2 Les inégalités socio-spatiales à Sydney

2.1 L’agrégation spatiale des ménages aux revenus élevés

8 Parmi les indicateurs issus du recensement australien de 2001 susceptibles de révéler les inégalités socio-spatiales à l’échelle de la région métropolitaine de Sydney, l’analyse du revenu hebdomadaire des ménages a été privilégiée. Certes, la distribution des revenus n’est qu’un indicateur partiel de la richessedes ménages, car les gains tirés du patrimoine échappent à la mesure. Néanmoins, le revenu contribuant de façon déterminante au niveau de vie des individus, cette variable est particulièrement révélatrice d’inégalités socioéconomiques inscrites dans l’espace, et ce pour une double raison. D’une part, divers travaux ont bien montré que la valeur patrimoniale détenue par un ménage est en rapport direct avec ses revenus. D’autre part, la proportion de ménages pauvres ou riches, en terme de revenu, est fortement corrélée avec d’autres variables qui permettent également de fixer l’image sociale des différents territoires de Sydney. Ainsi, la proportion de hauts revenus (2 000 dollars australiens et plus par semaine, soit 1 200), calculée au sein des 49 municipalités ou comtés de l’espace métropolitain de Sydney, est corrélée positivement avec le pourcentage de diplômés de l’enseignement supérieur (coefficient de corrélation linéaire de + 0,87) et d’utilisateurs d’Internet au domicile (coefficient + 0,56), alors qu’à l’inverse, une nette corrélation négative se dégage avec la variable taux de chômage (– 0,77).

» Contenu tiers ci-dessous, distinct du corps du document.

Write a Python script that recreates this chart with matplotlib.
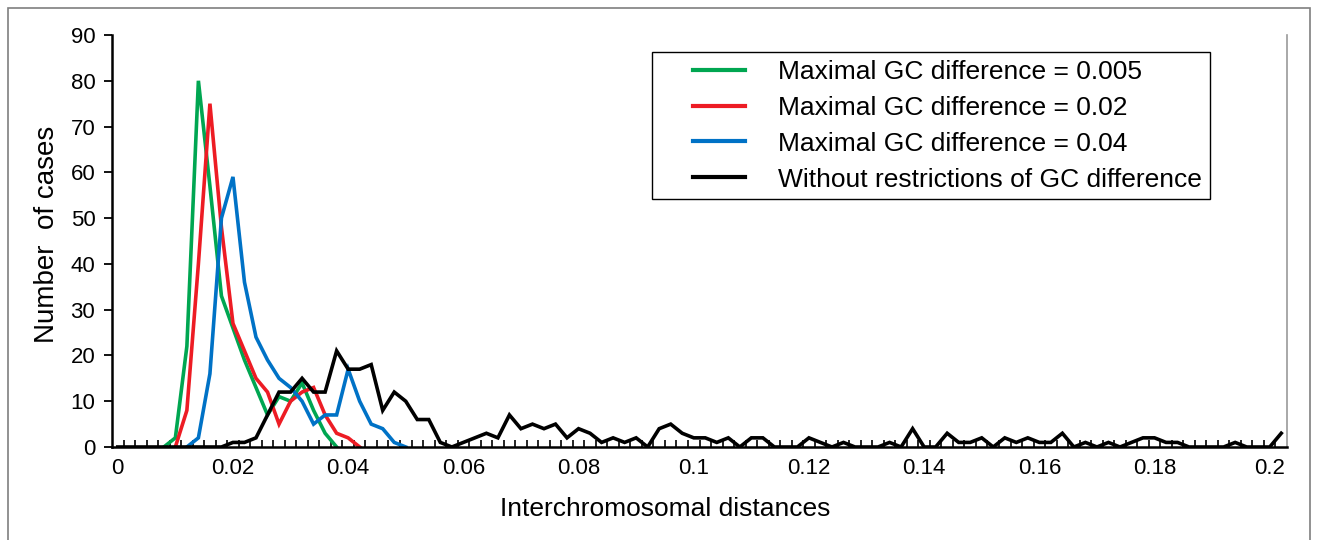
import numpy as np
import matplotlib
matplotlib.use("Agg")
import matplotlib.pyplot as plt
from matplotlib.patches import Rectangle
from matplotlib.legend_handler import HandlerLine2D

plt.rcParams['font.family'] = ['Liberation Sans', 'DejaVu Sans']

# Category axis: interchromosomal distance bins (step 0.002)
distances = np.round(np.arange(102) * 0.002, 3)

# Series values (first bin index given separately)
gc005_first = 4
gc005 = [0, 2, 22, 80, 57, 33, 26, 19, 13, 7, 11, 10, 14, 8, 3, 0]

gc002_first = 5
gc002 = [0, 8, 40, 75, 48, 27, 21, 15, 12, 5, 10, 12, 13, 7, 3, 2, 0]

gc004_first = 6
gc004 = [0, 2, 16, 50, 59, 36, 24, 19, 15, 13, 10, 5, 7, 7, 17, 10, 5, 4, 1, 0]

nores_first = 0
nores = [0, 0, 0, 0, 0, 0, 0, 0, 0,
         0, 1, 1, 2, 7, 12, 12, 15, 12, 12, 21, 17, 17, 18, 8, 12, 10, 6, 6, 1, 0,
         1, 2, 3, 2, 7, 4, 5, 4, 5, 2, 4, 3, 1, 2, 1, 2, 0, 4, 5, 3, 2, 2, 1, 2,
         0, 2, 2, 0, 0, 0, 2, 1, 0, 1, 0, 0, 0, 1, 0, 4, 0, 0, 3, 1, 1, 2, 0, 2,
         1, 2, 1, 1, 3, 0, 1, 0, 1, 0, 1, 2, 2, 1, 1, 0, 0, 0, 0, 1, 0, 0, 0, 3]

labels = ["Maximal GC difference = 0.005",
          "Maximal GC difference = 0.02",
          "Maximal GC difference = 0.04",
          "Without restrictions of GC difference"]
colors = ["#00A651", "#ED1C24", "#0072C6", "#000000"]

x_major = [0, 0.02, 0.04, 0.06, 0.08, 0.1, 0.12, 0.14, 0.16, 0.18, 0.2]
x_major_labels = ["0", "0.02", "0.04", "0.06", "0.08", "0.1", "0.12", "0.14", "0.16", "0.18", "0.2"]
y_ticks = [0, 10, 20, 30, 40, 50, 60, 70, 80, 90]


class RightLine(HandlerLine2D):
    """Legend line occupying only the right part of the handle box."""
    frac = 0.61

    def get_xdata(self, legend, xdescent, ydescent, width, height, fontsize):
        x0 = -xdescent + width * (1 - self.frac)
        x1 = -xdescent + width
        return np.array([x0, x1]), np.array([x0, x1])


fig = plt.figure(figsize=(13.18, 5.40), dpi=100)
ax = fig.add_axes([112/1318, 93/540, 1175/1318, 412/540])

series = [(gc005_first, gc005), (gc002_first, gc002), (gc004_first, gc004), (nores_first, nores)]
handles = []
for (first, vals), lab, col in zip(series, labels, colors):
    xs = distances[first:first + len(vals)]
    h, = ax.plot(xs, vals, color=col, lw=2.6, label=lab, solid_joinstyle='miter', zorder=3)
    handles.append(h)

ax.set_xlim(-0.001, 0.203)
ax.set_ylim(0, 90)
ax.set_xticks(x_major)
ax.set_xticklabels(x_major_labels)
ax.set_xticks(np.round(distances + 0.001, 4)[:-1], minor=True)
ax.tick_params(axis='x', which='major', length=0, labelsize=16, pad=8)
ax.tick_params(axis='x', which='minor', direction='in', length=5, width=1.2)
ax.set_yticks(y_ticks)
ax.tick_params(axis='y', which='major', direction='out', length=6, width=1.3, labelsize=16, pad=6)

ax.spines['top'].set_visible(False)
ax.spines['right'].set_color('#9a9a9a')
ax.spines['right'].set_linewidth(1.2)
ax.spines['left'].set_linewidth(1.8)
ax.spines['bottom'].set_linewidth(1.8)
ax.spines['bottom'].set_zorder(4)

ax.set_xlabel("Interchromosomal distances", fontsize=19)
ax.xaxis.set_label_coords(0.4706, -0.1207)
ax.set_ylabel("Number  of cases", fontsize=20)
ax.yaxis.set_label_coords(-0.0442, 0.515)

leg = ax.legend(handles=handles, labels=labels, loc='upper left',
                bbox_to_anchor=(0.4596, 0.9587), fontsize=19,
                frameon=True, fancybox=False, edgecolor='black', framealpha=1,
                handlelength=3.22, handletextpad=1.25, labelspacing=0.45,
                borderpad=0.3, borderaxespad=0,
                handler_map={h: RightLine() for h in handles})
leg.get_frame().set_linewidth(1.0)
for lh in leg.get_lines():
    lh.set_linewidth(3)

fig.patches.append(Rectangle((8/1318, -0.05), 1302/1318, (540-8)/540 + 0.05,
                             transform=fig.transFigure, fill=False,
                             edgecolor='#7f7f7f', lw=1.2))

fig.savefig("out.png", dpi=100)
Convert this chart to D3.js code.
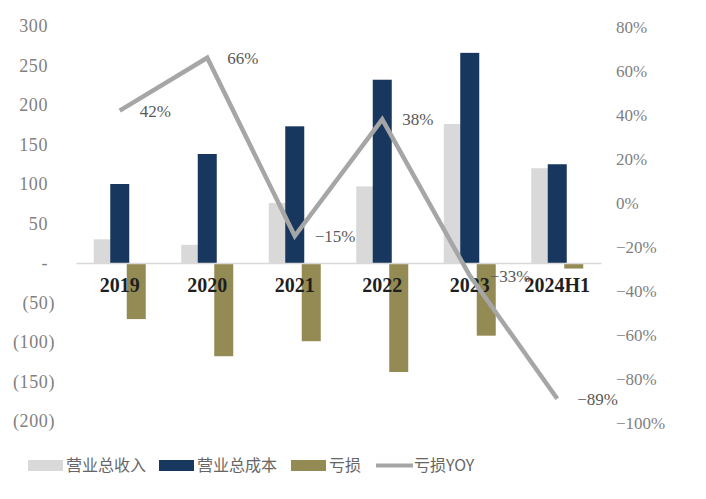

9 N’oublions pas cependant qu’une des limites à cette approche des inégalités socio-spatiales de l’espace métropolitain de Sydney tient au défaut d’homogénéisation des unités spatiales en terme de taille démographique, alors que « l’analyse statistique de la ségrégation donne des résultats plus robustes si les unités sont de taille homogène » (Préteceille, 2002). Si la population moyenne des 49 municipalités ou comtés est de 82 000 habitants, le coefficient de variation est élevé (0,57), révélant les fortes variations de taille enregistrées. Les dix municipalités ou comtés les plus peuplés (dernier quintile) ont ainsi une population moyenne près de sept fois plus élevés que les dix moins peuplés (premier quintile), avec respectivement 154 000 habitants et 27 000.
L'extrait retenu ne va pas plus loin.